RECORDS -
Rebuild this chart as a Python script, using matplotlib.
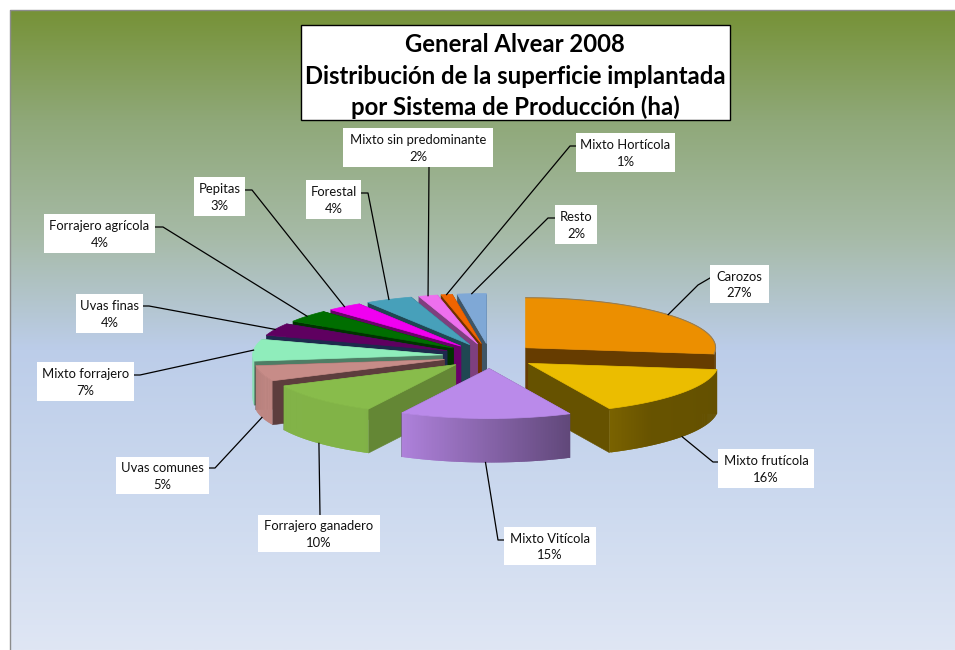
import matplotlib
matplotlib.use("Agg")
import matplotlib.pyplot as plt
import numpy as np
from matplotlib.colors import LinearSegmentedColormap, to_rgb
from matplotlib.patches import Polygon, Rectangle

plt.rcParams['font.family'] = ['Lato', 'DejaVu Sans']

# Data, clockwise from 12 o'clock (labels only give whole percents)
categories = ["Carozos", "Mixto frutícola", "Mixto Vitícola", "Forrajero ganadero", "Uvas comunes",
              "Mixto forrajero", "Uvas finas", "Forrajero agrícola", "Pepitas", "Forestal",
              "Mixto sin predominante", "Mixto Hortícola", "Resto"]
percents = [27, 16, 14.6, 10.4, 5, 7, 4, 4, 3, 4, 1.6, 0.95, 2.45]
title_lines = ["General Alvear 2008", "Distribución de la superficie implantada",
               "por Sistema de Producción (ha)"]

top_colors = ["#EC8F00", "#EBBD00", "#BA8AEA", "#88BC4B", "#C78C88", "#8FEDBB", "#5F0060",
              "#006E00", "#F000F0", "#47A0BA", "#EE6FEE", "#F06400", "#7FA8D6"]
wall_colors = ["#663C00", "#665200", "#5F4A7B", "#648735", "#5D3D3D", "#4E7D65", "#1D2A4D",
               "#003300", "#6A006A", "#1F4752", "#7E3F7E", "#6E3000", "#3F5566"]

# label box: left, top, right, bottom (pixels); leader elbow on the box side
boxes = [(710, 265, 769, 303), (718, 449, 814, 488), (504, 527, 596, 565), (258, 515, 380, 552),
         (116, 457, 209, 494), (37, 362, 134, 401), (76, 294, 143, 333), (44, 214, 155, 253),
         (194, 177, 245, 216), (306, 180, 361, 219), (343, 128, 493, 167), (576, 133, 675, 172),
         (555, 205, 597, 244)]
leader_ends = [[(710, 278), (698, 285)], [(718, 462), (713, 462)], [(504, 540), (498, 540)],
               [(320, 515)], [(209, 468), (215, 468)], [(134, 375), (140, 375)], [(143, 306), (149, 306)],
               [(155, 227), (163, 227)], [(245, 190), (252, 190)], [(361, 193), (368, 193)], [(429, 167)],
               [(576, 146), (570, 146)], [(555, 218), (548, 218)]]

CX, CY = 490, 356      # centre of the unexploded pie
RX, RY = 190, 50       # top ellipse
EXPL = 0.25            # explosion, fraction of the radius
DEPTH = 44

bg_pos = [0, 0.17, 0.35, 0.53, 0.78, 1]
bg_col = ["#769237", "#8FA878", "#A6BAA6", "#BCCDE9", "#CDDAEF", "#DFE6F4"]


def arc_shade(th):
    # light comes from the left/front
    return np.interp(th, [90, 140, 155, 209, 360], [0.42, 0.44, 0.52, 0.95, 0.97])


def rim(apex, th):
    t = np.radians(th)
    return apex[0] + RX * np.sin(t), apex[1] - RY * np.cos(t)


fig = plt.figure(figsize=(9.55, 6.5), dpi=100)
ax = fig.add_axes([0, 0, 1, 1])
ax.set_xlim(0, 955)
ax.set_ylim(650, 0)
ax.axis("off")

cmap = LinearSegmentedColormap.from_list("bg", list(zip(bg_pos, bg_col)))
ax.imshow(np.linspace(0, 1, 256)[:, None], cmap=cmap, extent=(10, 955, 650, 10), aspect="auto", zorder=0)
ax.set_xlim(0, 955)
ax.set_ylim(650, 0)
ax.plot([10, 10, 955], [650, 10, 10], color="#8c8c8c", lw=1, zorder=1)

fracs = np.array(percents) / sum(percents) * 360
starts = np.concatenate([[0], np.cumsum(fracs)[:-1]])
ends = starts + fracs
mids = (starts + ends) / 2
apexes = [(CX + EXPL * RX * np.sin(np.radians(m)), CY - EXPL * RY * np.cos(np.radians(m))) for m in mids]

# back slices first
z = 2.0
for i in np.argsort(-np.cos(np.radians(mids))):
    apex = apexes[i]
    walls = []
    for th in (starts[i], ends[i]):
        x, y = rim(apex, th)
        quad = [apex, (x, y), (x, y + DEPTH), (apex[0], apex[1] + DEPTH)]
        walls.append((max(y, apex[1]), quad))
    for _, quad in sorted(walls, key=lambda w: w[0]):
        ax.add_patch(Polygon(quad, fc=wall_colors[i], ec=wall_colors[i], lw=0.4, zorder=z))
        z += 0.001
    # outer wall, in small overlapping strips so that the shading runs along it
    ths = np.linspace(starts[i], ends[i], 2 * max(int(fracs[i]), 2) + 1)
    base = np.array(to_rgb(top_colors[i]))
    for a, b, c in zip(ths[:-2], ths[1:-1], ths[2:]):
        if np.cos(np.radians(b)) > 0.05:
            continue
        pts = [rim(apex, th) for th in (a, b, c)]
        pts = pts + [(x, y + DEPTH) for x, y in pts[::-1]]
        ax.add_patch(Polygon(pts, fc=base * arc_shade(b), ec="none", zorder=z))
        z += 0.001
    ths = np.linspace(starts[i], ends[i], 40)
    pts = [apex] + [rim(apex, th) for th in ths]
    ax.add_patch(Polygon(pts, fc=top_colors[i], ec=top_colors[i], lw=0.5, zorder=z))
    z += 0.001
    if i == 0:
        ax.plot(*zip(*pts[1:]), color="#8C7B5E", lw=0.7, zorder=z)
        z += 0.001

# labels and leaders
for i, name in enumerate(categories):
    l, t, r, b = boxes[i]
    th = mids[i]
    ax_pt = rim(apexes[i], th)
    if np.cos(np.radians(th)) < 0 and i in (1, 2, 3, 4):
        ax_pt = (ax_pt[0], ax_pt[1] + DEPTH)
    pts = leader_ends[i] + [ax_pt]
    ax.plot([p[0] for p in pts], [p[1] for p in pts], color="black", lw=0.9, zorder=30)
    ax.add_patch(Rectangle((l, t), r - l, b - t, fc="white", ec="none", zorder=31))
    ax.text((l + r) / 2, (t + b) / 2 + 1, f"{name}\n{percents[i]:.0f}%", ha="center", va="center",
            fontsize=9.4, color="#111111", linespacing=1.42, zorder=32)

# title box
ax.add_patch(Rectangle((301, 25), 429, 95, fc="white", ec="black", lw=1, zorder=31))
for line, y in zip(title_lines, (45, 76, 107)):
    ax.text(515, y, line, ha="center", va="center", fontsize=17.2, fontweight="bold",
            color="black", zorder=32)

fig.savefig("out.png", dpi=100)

--

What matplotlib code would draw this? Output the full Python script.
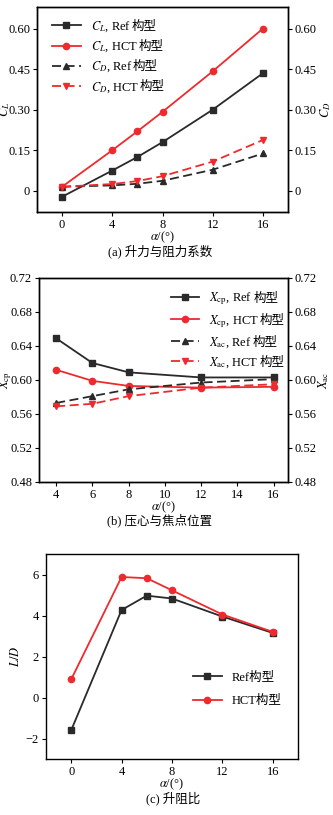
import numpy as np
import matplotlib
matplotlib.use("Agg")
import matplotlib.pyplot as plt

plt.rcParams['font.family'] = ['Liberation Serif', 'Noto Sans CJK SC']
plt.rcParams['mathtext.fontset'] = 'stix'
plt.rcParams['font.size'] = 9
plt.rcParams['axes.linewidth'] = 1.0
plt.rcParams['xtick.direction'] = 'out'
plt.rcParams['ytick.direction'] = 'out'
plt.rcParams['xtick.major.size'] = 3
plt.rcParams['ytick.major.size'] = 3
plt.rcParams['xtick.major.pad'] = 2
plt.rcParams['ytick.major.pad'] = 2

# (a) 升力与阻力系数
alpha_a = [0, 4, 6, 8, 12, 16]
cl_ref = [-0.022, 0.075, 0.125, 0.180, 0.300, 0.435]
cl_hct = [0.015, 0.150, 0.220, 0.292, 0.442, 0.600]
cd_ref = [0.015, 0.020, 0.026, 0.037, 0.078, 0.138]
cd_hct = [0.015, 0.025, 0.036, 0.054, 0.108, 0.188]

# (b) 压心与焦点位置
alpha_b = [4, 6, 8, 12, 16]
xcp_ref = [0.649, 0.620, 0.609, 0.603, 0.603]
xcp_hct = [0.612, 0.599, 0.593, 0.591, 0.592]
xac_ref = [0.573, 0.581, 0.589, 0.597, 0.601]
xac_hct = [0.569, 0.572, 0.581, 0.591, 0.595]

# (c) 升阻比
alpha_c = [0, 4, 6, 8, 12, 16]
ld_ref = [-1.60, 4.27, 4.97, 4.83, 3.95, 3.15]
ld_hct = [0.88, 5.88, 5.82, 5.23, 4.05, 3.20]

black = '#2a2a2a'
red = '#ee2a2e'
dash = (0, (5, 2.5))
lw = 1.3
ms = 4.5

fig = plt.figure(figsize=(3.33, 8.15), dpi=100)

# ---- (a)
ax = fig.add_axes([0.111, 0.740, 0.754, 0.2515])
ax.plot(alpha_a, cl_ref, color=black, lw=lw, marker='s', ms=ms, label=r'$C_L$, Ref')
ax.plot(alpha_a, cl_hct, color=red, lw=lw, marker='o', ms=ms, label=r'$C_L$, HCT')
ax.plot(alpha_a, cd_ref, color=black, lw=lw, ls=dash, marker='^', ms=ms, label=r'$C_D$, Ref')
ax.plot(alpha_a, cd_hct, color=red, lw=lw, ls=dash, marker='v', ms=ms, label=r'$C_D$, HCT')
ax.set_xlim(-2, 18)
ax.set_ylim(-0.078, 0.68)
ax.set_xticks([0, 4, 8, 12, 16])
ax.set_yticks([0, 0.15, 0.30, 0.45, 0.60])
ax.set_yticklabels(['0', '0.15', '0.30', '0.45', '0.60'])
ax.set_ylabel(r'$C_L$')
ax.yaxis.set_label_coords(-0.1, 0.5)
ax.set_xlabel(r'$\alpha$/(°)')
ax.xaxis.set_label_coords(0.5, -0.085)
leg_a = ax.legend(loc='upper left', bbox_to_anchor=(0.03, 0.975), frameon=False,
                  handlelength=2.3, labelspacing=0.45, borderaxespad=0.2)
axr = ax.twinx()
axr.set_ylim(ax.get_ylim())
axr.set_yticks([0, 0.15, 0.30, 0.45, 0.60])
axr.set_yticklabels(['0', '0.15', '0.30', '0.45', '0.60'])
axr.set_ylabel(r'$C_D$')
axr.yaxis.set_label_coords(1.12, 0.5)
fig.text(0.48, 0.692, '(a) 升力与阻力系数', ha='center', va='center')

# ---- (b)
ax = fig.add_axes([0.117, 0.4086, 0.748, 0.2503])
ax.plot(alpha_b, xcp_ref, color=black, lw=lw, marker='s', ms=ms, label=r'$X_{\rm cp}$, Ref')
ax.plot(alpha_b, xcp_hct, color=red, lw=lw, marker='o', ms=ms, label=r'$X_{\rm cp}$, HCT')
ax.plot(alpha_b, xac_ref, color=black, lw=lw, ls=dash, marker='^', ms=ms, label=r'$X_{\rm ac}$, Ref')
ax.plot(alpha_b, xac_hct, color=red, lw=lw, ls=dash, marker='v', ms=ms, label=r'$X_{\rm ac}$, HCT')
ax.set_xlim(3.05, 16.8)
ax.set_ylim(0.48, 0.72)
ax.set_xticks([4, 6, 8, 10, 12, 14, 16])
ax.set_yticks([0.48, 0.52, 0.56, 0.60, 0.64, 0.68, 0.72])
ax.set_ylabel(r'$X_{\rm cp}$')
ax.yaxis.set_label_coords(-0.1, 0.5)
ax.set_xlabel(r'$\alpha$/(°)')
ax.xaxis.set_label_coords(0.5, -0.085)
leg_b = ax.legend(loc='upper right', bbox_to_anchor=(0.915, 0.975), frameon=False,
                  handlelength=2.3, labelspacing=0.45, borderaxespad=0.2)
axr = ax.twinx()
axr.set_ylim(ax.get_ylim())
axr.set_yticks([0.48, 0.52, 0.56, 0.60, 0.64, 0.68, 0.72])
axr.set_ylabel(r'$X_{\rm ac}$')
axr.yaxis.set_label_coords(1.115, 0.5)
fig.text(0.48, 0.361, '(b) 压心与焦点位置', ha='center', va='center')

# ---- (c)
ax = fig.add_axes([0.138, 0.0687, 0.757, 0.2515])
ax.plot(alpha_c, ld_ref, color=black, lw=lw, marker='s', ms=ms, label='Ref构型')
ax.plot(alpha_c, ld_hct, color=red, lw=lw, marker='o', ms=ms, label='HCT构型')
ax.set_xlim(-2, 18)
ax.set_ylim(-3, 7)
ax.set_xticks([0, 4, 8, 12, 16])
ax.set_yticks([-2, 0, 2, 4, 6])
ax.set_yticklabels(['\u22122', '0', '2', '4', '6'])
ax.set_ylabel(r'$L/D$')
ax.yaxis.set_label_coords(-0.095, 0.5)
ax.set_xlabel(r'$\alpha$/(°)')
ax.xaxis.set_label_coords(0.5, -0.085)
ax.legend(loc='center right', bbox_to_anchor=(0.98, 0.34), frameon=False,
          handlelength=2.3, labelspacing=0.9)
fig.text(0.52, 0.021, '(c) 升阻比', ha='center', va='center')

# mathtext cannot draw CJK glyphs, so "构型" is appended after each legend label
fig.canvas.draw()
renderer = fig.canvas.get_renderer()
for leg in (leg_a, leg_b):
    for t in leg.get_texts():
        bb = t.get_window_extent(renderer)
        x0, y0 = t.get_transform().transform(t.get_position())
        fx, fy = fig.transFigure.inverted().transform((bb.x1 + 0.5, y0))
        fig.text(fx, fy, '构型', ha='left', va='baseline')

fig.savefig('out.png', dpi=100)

TASK TO COMPLETE - Make an exact copy of the lines from the one holding "Rebuild this chart" through the one holding "plt.rcParams['font.family'] = ['Lato', 'DejaVu", end lines included, without the pictures.

FULL ANSWER -
Rebuild this chart as a Python script, using matplotlib.
import matplotlib
matplotlib.use("Agg")
import matplotlib.pyplot as plt
import numpy as np
from matplotlib.colors import LinearSegmentedColormap, to_rgb
from matplotlib.patches import Polygon, Rectangle

plt.rcParams['font.family'] = ['Lato', 'DejaVu Sans']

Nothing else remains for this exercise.